Martin Butler was born in 1960 and studied at the University of Manchester and the Royal Northern College of Music. In 1983 he received a Fulbright Award for study at Princeton University, USA, where he was resident until 1987. From September 1998 to July 1999 Martin returned to Princeton as Composer-in-Residence at the Institute for Advanced Study. He is currently Professor of Music at the University of Sussex.

His music is inventive and dramatic. Ingenious use of instrumental colours, a keen sense of rhythm, and some exuberant harmonies have meant that his catalogue of works have a distinct and readily identifiable personality.

Martin has written many works that are eminently suitable for setting to choreography. Particular works to listen to, however, are:

  • Jazz Machines - for ensemble. Commissioned by the London Sinfonietta and premiered in 1990, Martin suggests that "Jazz Machines tries to create a kind of 'machine jazz; jazz that machines might play, on the sly, when we're not listening".


  • Going with the Grain - for ensemble.

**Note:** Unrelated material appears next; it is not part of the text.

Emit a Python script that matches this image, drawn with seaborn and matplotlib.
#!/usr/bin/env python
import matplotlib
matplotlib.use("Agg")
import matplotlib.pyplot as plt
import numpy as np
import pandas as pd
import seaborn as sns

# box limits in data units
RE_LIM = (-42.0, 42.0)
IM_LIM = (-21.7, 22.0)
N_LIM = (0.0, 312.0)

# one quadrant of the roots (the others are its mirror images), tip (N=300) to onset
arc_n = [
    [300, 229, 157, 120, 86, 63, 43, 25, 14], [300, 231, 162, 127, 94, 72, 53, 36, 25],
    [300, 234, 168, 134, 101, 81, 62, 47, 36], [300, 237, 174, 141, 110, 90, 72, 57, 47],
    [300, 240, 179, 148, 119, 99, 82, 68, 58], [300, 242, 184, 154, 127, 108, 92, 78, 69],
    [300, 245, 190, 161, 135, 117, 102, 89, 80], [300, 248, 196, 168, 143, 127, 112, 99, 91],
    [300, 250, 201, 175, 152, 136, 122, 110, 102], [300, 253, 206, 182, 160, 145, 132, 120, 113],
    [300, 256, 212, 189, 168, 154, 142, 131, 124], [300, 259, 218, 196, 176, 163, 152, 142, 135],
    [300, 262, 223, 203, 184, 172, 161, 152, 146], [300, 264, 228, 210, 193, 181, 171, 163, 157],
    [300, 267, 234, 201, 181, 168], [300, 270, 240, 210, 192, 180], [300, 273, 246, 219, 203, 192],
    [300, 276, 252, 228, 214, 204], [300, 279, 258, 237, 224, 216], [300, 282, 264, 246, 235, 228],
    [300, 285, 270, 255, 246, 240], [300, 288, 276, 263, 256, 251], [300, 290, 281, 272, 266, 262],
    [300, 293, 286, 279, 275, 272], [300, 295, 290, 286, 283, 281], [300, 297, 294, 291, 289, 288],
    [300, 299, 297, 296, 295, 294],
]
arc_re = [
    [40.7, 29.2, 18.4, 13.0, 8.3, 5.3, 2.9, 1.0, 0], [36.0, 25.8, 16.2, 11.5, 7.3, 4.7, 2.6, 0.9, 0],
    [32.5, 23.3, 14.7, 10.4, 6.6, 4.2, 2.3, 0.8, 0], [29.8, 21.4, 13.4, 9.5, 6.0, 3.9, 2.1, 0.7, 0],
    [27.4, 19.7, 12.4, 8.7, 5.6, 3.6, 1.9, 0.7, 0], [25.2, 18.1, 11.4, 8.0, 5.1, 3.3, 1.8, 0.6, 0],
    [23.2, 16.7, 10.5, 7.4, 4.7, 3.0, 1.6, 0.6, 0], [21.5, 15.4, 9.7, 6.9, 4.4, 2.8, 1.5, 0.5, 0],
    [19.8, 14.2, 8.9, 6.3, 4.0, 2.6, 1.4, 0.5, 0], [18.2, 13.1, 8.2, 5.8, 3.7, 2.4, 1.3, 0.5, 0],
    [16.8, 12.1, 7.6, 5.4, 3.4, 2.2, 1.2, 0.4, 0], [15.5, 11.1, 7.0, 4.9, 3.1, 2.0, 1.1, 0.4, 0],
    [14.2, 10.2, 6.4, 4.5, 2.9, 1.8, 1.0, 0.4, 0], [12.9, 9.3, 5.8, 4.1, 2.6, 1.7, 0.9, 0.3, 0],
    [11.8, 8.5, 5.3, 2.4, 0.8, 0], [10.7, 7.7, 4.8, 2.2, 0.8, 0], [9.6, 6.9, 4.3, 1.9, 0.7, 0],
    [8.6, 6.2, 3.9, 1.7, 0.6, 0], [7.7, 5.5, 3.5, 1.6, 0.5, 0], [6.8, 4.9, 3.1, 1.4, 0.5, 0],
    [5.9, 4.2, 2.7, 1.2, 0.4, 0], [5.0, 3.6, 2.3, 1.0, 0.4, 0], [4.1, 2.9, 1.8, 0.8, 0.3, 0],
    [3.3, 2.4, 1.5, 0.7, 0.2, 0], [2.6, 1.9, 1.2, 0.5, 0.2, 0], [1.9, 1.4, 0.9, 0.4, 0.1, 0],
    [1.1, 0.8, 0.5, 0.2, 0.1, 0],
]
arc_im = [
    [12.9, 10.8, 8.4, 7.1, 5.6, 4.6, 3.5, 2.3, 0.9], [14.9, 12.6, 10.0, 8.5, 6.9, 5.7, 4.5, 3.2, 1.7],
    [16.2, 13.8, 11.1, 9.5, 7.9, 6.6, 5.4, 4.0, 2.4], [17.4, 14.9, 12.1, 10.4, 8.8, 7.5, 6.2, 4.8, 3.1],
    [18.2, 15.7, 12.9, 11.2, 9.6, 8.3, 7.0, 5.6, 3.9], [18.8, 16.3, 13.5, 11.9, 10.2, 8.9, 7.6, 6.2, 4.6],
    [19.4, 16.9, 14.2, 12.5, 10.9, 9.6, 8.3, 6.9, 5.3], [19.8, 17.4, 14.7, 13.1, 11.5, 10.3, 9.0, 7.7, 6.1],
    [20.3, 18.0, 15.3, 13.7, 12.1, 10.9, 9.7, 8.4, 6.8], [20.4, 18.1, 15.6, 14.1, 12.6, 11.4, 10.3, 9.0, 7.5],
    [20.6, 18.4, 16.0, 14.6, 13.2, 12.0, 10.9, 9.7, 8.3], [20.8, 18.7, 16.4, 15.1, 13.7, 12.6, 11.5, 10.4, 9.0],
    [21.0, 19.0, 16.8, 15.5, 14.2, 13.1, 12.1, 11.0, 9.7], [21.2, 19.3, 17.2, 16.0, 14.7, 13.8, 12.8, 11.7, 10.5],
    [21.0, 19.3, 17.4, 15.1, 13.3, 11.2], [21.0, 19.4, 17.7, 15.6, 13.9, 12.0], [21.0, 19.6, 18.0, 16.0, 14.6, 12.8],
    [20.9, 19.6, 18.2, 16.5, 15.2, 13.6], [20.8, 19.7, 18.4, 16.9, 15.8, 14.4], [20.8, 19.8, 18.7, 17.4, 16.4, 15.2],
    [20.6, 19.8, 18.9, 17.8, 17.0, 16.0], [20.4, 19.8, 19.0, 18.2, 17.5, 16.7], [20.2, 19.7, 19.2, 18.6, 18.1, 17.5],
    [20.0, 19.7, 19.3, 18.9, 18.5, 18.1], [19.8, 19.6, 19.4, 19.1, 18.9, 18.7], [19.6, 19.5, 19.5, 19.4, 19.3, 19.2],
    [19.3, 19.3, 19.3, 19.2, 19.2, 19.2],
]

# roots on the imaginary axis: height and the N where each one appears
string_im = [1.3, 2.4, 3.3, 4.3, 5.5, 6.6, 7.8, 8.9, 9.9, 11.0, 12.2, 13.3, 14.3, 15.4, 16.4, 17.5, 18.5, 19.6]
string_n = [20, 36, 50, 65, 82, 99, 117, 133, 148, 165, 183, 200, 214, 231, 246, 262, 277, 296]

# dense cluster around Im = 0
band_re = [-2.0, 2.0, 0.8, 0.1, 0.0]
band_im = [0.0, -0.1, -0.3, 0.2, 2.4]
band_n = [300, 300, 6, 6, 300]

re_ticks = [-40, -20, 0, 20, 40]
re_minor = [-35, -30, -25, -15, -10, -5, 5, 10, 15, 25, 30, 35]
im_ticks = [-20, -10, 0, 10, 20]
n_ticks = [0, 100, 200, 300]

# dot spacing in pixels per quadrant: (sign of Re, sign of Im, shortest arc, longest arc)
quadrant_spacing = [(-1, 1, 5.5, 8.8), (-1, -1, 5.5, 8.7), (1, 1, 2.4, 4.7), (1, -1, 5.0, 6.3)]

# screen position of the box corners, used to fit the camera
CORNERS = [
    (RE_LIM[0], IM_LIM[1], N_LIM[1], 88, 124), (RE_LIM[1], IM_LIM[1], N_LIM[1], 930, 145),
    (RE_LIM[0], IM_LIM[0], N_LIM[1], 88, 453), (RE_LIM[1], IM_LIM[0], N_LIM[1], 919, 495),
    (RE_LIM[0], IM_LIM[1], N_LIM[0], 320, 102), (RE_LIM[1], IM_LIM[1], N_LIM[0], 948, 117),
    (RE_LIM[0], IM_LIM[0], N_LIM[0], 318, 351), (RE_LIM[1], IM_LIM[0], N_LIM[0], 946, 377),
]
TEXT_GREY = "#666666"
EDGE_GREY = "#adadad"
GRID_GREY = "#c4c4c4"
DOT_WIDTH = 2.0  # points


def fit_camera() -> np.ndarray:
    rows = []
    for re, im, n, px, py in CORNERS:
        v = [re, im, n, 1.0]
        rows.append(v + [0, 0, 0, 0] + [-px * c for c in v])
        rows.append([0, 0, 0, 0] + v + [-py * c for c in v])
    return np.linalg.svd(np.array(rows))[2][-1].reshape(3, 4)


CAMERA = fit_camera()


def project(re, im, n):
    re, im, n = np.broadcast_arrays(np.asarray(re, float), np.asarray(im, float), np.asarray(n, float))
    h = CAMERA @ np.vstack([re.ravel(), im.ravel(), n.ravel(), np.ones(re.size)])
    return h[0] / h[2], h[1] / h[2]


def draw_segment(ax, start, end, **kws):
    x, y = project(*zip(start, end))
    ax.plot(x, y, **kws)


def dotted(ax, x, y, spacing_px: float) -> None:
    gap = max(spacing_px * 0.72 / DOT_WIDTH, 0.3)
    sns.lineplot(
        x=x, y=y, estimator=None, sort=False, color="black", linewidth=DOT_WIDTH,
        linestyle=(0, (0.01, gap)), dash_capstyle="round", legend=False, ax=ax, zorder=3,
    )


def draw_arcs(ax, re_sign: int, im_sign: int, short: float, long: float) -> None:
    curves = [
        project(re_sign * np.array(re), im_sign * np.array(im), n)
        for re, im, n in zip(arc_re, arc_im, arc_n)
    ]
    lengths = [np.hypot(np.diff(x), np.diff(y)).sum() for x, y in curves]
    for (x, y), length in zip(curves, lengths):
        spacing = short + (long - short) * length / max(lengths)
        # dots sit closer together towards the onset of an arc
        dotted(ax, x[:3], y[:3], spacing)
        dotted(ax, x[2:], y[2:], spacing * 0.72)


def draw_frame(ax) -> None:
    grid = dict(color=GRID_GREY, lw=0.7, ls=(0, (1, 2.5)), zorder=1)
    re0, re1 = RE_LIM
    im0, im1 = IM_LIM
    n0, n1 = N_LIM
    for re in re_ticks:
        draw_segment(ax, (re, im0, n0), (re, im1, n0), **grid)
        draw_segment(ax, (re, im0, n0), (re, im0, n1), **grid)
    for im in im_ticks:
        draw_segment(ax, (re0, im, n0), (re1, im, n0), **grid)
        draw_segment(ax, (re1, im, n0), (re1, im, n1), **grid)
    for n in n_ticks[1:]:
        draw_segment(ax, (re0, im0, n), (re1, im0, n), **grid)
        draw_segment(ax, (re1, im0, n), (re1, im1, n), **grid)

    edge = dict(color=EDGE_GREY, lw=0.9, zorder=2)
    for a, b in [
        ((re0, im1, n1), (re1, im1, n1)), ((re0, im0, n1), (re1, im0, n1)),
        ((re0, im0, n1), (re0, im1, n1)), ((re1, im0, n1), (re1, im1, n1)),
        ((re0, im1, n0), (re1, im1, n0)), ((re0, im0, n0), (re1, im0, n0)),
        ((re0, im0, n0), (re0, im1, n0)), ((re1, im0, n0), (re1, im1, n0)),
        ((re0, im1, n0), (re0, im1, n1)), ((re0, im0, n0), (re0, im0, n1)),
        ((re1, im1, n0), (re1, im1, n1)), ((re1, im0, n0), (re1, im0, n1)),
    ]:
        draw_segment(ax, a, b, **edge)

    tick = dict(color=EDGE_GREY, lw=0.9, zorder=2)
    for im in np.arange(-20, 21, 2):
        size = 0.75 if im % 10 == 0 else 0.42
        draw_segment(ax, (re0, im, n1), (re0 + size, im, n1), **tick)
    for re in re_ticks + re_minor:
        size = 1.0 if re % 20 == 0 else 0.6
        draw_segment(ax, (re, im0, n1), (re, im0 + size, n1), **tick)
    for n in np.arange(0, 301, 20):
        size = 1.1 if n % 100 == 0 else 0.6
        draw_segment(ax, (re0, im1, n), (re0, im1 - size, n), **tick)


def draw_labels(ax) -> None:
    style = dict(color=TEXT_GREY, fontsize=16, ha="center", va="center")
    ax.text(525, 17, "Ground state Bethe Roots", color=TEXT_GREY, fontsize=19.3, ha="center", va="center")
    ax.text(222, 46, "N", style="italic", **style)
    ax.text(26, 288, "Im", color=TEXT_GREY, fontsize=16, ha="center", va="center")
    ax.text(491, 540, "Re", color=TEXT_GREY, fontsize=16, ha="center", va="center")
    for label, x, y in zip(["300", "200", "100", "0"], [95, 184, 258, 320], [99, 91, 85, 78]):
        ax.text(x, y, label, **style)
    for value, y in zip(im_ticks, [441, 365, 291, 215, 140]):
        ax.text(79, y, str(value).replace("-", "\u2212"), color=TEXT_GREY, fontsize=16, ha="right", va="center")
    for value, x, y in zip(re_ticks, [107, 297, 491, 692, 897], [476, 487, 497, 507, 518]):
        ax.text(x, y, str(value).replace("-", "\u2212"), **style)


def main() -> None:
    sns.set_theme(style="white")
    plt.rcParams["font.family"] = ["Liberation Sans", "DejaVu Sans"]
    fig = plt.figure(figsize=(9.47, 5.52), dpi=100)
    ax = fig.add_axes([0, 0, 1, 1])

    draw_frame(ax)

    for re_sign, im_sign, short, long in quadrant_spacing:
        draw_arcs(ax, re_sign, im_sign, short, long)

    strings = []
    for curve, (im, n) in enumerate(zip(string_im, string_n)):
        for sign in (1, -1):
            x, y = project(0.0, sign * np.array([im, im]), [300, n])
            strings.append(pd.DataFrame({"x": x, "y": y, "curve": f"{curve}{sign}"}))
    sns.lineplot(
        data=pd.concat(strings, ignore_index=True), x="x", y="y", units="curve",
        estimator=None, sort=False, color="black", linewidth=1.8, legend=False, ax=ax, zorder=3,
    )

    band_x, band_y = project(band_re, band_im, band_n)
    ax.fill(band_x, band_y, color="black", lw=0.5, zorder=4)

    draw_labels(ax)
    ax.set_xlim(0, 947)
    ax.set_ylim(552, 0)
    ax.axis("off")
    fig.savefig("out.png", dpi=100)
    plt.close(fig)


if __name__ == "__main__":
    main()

This work is cast as a mini marimba concerto, with the natural gestures and timbres of the instrument strongly influencing the work.


  • Night Machines - a particularly unusual and remarkable work for tape, which fuses together a variety of thematic material to form this jazzy piece.


  • Songs and Dances from a Haunted Place - for string quartet. This piece falls into two sections, the first a 'wistful fantasy' built out of the opening viola solo, the second an almost unstoppable jig.


  • Tin Pan Ballet - for ensemble. The instrumentation is quite unorthodox, although Martin has adopted a rather more opposite compositional stance, choosing to treat the ensemble with as much smoothness and cohesion as one might a string quartet.